Market research firm GfK said sentiment fell for the first time since the immediate shock of the Brexit vote. Its consumer confidence index dropped to -3 in October from -1 in September.
“Despite the continuing feel-good factor arising from persistent low interest and inflation rates, sterling’s sharp decline is arguably stoking fears that price rises will hit UK living standards hard next year,” GfK analyst Joe Staton said.
A similar survey by polling firm YouGov showed the weakest confidence since July and the view of households of their finances showed the biggest deterioration since December 2014.
“The flash crash in the pound and fears of a ‘hard’ Brexit have taken their toll … and 2017 looks set to be a challenging year for UK households,” said Scott Corfe, a director of economics consultancy Cebr, which provides analysis for YouGov.
Sterling has lost almost 20 percent of its value against the U.S. dollar since the referendum. British inflation rose to 1 percent in the year to September and could hit 3 percent by the end of next year, many economists say.

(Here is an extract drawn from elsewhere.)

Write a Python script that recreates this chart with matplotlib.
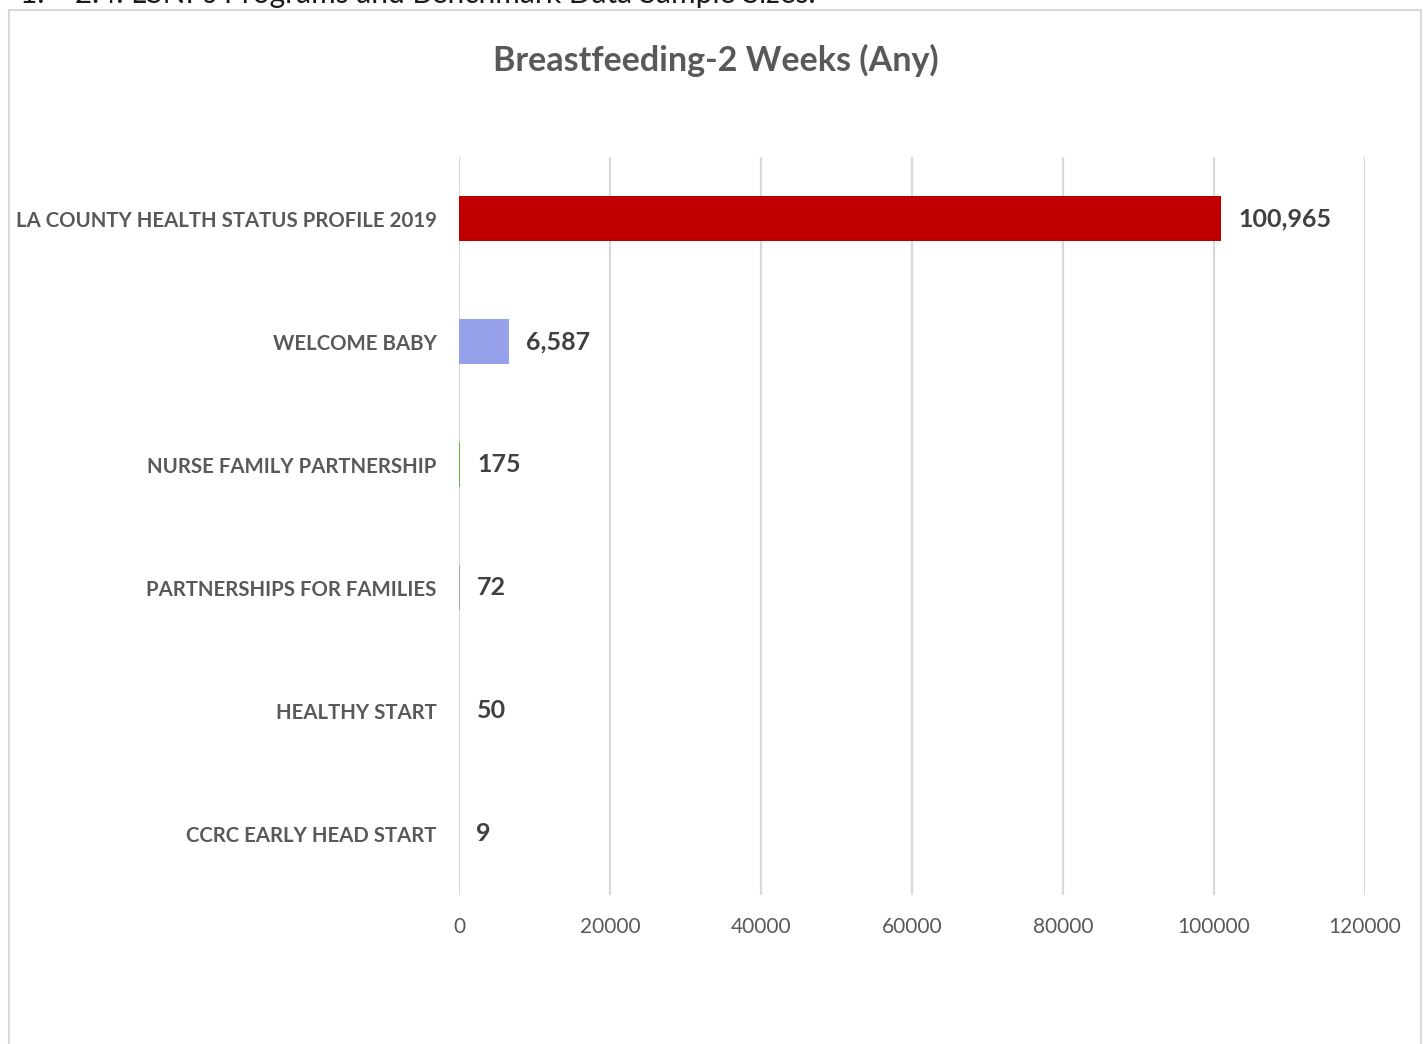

Separate figures from supermarket chain Asda showed that households’ disposable income – after tax, housing, food and other bills – rose by the smallest amount in almost two years.
Prices for essentials rose by the largest amount since November 2014, and the cost of imports was likely to increase further due to the weak pound, Asda said.
But a robust job market and relatively low inflation should help spending in the immediate future and GfK noted households were more willing to make major purchases than a year ago.
The GfK survey of 2,001 people was conducted between Oct. 1 and Oct. 15, on behalf of the European Commission. YouGov’s polling was done in the first three weeks of October.